» COLLECTED MATERIAL
--- START ---

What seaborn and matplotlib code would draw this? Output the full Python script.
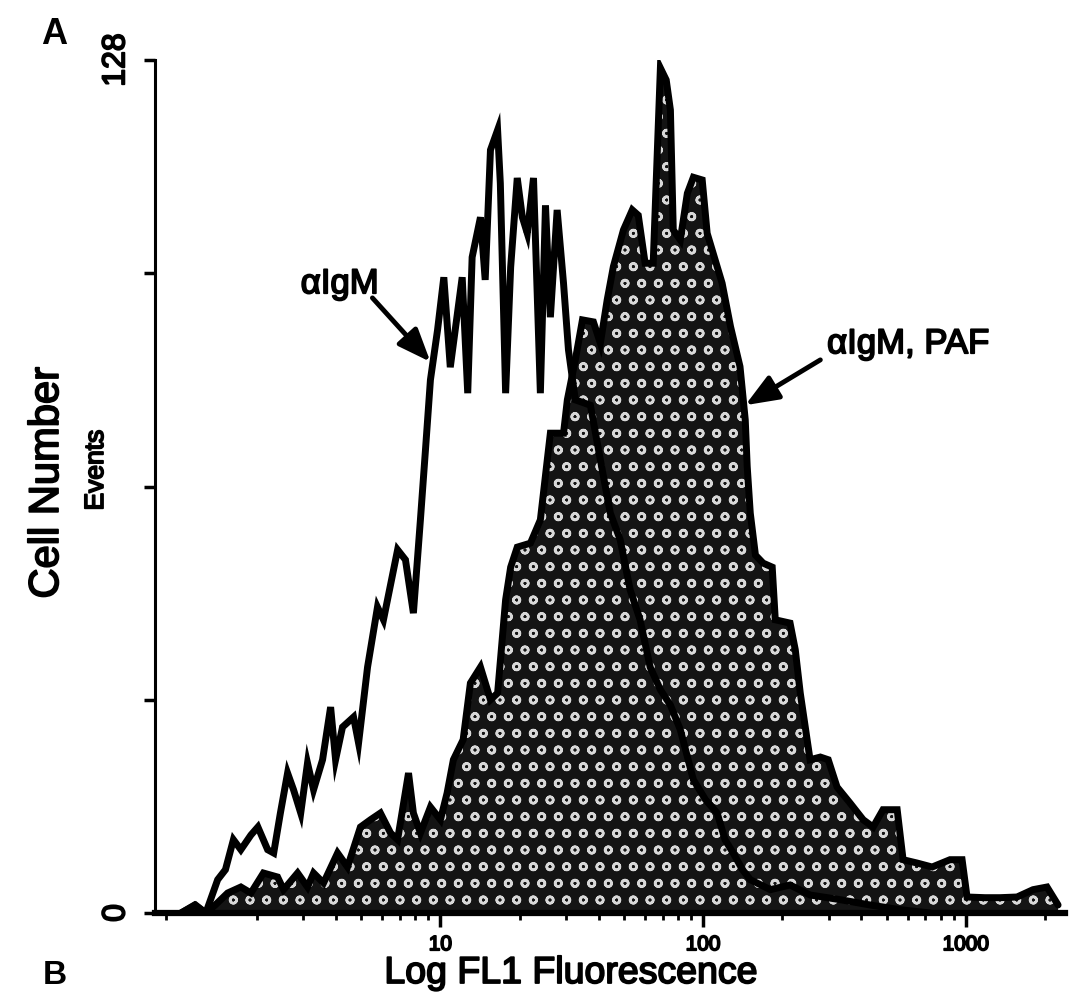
import numpy as np
import pandas as pd
import matplotlib
matplotlib.use("Agg")
import matplotlib.pyplot as plt
import matplotlib.patheffects as pe
from matplotlib.ticker import FixedLocator, FixedFormatter, LogLocator, NullFormatter
import seaborn as sns

# ---- data: log FL1 fluorescence (channel value) vs. events ----
igm_fl = [1.03, 1.17, 1.28, 1.42, 1.52, 1.63, 1.74, 1.90, 2.02, 2.20,
          2.32, 2.46, 2.62, 2.76, 2.94, 3.12, 3.29, 3.56, 3.82, 3.99,
          4.24, 4.67, 4.88, 5.28, 5.76, 6.07, 6.87, 7.36, 7.89, 8.39,
          8.77, 9.16, 9.75, 10.3, 10.9, 12.1, 12.7, 13.2, 14.2, 14.8,
          15.5, 16.5, 16.9, 17.7, 18.5, 19.6, 20.5, 21.4, 22.6, 24.0,
          25.1, 26.2, 27.8, 29.4, 30.7, 32.6, 37.2, 40.6, 44.3, 48.3,
          52.7, 57.5, 62.8, 68.7, 75.0, 81.8, 91.7, 102, 113, 121,
          130, 141, 151, 180, 214, 255, 332, 432, 561, 730]
igm_events = [0, 1.2, 0, 5.0, 6.5, 11.0, 9.5, 11.7, 12.9, 9.5,
              9.0, 15.0, 21.0, 18.5, 15.0, 22.5, 18.5, 23.0, 30.9, 23.0,
              27.9, 29.4, 25.5, 36.9, 45.9, 44.0, 54.5, 53.0, 45.0, 59.0,
              69.5, 80.0, 87.5, 95.4, 81.9, 95.4, 78.0, 98.4, 104.4, 95.0,
              114.5, 117.5, 109.5, 78.0, 96.9, 110.3, 104.4, 102.0, 110.3, 78.0,
              106.2, 89.4, 105.5, 94.5, 84.5, 77.0, 76.2, 68.0, 60.0, 56.0,
              48.5, 44.0, 36.9, 33.5, 31.2, 27.5, 20.0, 17.0, 15.0, 11.0,
              9.0, 6.5, 5.0, 3.5, 4.2, 2.7, 2.0, 1.2, 0.5, 0]

paf_fl = [1.03, 1.16, 1.28, 1.39, 1.55, 1.74, 1.90, 2.12, 2.40, 2.53,
          2.86, 3.12, 3.29, 3.59, 4.06, 4.43, 4.96, 5.42, 5.91, 6.46,
          6.87, 7.56, 7.89, 8.39, 9.16, 10.0, 10.6, 11.2, 12.2, 13.0,
          14.2, 15.5, 16.5, 17.7, 18.5, 19.6, 22.0, 24.0, 25.5, 26.2,
          29.4, 30.4, 32.6, 34.7, 38.2, 40.6, 43.1, 45.5, 49.7, 53.7,
          56.6, 60.1, 64.5, 68.7, 72.3, 75.0, 76.9, 81.8, 87.0, 91.7,
          99.1, 103.5, 111, 118, 127, 138, 144.5, 147, 151, 158,
          169, 183, 188, 214, 224, 234, 255, 279, 299, 323,
          362, 406, 443, 483, 547, 576, 651, 743, 869, 966,
          1009, 1181, 1346, 1563, 1798, 2033, 2240]
paf_events = [0, 1.2, 0, 1.2, 3.0, 3.9, 3.0, 6.0, 5.4, 3.5,
              6.0, 3.9, 6.0, 4.5, 9.0, 6.9, 12.9, 14.0, 15.0, 12.0,
              11.0, 21.0, 15.0, 12.0, 15.9, 14.0, 18.0, 23.0, 26.0, 34.5,
              36.9, 32.0, 33.0, 47.0, 51.9, 54.9, 55.5, 59.0, 68.0, 72.0,
              72.0, 77.0, 83.0, 89.0, 88.7, 85.5, 92.0, 97.0, 102.5, 105.5,
              104.7, 97.5, 97.5, 126.8, 125.0, 120.5, 102.5, 101.0, 108.0, 110.4,
              110.0, 102.0, 98.0, 94.5, 88.0, 82.0, 74.0, 67.0, 60.0, 53.7,
              52.5, 51.9, 44.0, 43.5, 39.5, 33.0, 23.0, 23.4, 23.0, 18.9,
              16.5, 14.0, 12.9, 15.5, 15.5, 8.0, 7.5, 6.9, 8.0, 8.0,
              2.4, 2.3, 2.3, 2.4, 3.5, 3.9, 1.2]

x_ticks = [10, 100, 1000]
x_tick_labels = ["10", "100", "1000"]
y_ticks = [0, 32, 64, 96, 128]
y_tick_labels = ["0", "", "", "", "128"]

label_igm = "αIgM"
label_paf = "αIgM, PAF"

# ---- style ----
sns.set_theme(style="ticks")
plt.rcParams['font.family'] = ['Liberation Sans', 'DejaVu Sans']
plt.rcParams['hatch.linewidth'] = 1.8

thick = [pe.withStroke(linewidth=1.3, foreground='black')]

fig = plt.figure(figsize=(10.71, 10.06), dpi=100)
ax = fig.add_axes([155 / 1071, 93 / 1006, 910 / 1071, 853 / 1006])

df_igm = pd.DataFrame({"fl": igm_fl, "events": igm_events})
df_paf = pd.DataFrame({"fl": paf_fl, "events": paf_events})

ax.fill_between(df_paf["fl"], df_paf["events"], 0,
                facecolor="#141414", edgecolor="#d8d8d8", hatch="o", linewidth=0)
sns.lineplot(data=df_paf, x="fl", y="events", ax=ax, color="black", lw=5,
             estimator=None, sort=False, solid_joinstyle="miter")
sns.lineplot(data=df_igm, x="fl", y="events", ax=ax, color="black", lw=5,
             estimator=None, sort=False, solid_joinstyle="miter")

ax.set_xscale("log")
ax.set_xlim(0.82, 2380)
ax.set_ylim(0, 128)

ax.xaxis.set_major_locator(FixedLocator(x_ticks))
ax.xaxis.set_major_formatter(FixedFormatter(x_tick_labels))
ax.xaxis.set_minor_locator(LogLocator(base=10, subs=np.arange(2, 10)))
ax.xaxis.set_minor_formatter(NullFormatter())
ax.yaxis.set_major_locator(FixedLocator(y_ticks))
ax.yaxis.set_major_formatter(FixedFormatter(y_tick_labels))

ax.tick_params(axis="x", which="major", length=10, width=2.5, labelsize=15,
               pad=6, color="black", labelcolor="black", direction="out")
ax.tick_params(axis="x", which="minor", length=5, width=2, color="black",
               direction="out")
ax.tick_params(axis="y", which="major", length=8, width=2.5, labelsize=23,
               pad=9, labelrotation=90, color="black", labelcolor="black",
               direction="out")

ax.set_xlabel("")
ax.set_ylabel("")
sns.despine(ax=ax)
ax.spines["left"].set_linewidth(2.2)
ax.spines["bottom"].set_linewidth(4.5)
ax.spines["left"].set_color("black")
ax.spines["bottom"].set_color("black")

for lab in ax.get_xticklabels() + ax.get_yticklabels():
    lab.set_path_effects(thick)
for lab in ax.get_yticklabels():
    lab.set_va("center")

# annotations
arrow_kw = dict(arrowstyle="-|>,head_length=1.0,head_width=0.4", lw=3.5,
                color="black", shrinkA=0, shrinkB=0, mutation_scale=20)
ax.annotate("", xy=(9.16, 82.7), xytext=(5.51, 92.3), arrowprops=arrow_kw)
ax.text(2.94, 93.0, label_igm, fontsize=25, ha="left", va="baseline",
        color="black", path_effects=thick)
ax.annotate("", xy=(144.5, 76.2), xytext=(279, 83.0), arrowprops=arrow_kw)
ax.text(296, 84.0, label_paf, fontsize=25, ha="left", va="baseline",
        color="black", path_effects=thick)

# axis titles and panel letters
fig.text(571 / 1071, 1 - 973 / 1006, "Log FL1 Fluorescence", fontsize=27,
         ha="center", va="center", color="black", path_effects=thick)
fig.text(47 / 1071, 1 - 483 / 1006, "Cell Number", fontsize=30, rotation=90,
         ha="center", va="center", color="black", path_effects=thick)
fig.text(96 / 1071, 1 - 470 / 1006, "Events", fontsize=19, rotation=90,
         ha="center", va="center", color="black", path_effects=thick)
fig.text(54 / 1071, 1 - 35 / 1006, "A", fontsize=26, fontweight="bold",
         ha="center", va="center", color="black")
fig.text(55 / 1071, 1 - 975 / 1006, "B", fontsize=24, fontweight="bold",
         ha="center", va="center", color="black")

fig.savefig("out.png", dpi=100, facecolor="white")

--- END ---

» EXERCISE DESCRIPTION
Exactly as they appear, print the lines of the listing above from its first line through the line that contains "import seaborn as sns", minus the pictures.

» WRITTEN RESPONSE
What seaborn and matplotlib code would draw this? Output the full Python script.
import numpy as np
import pandas as pd
import matplotlib
matplotlib.use("Agg")
import matplotlib.pyplot as plt
import matplotlib.patheffects as pe
from matplotlib.ticker import FixedLocator, FixedFormatter, LogLocator, NullFormatter
import seaborn as sns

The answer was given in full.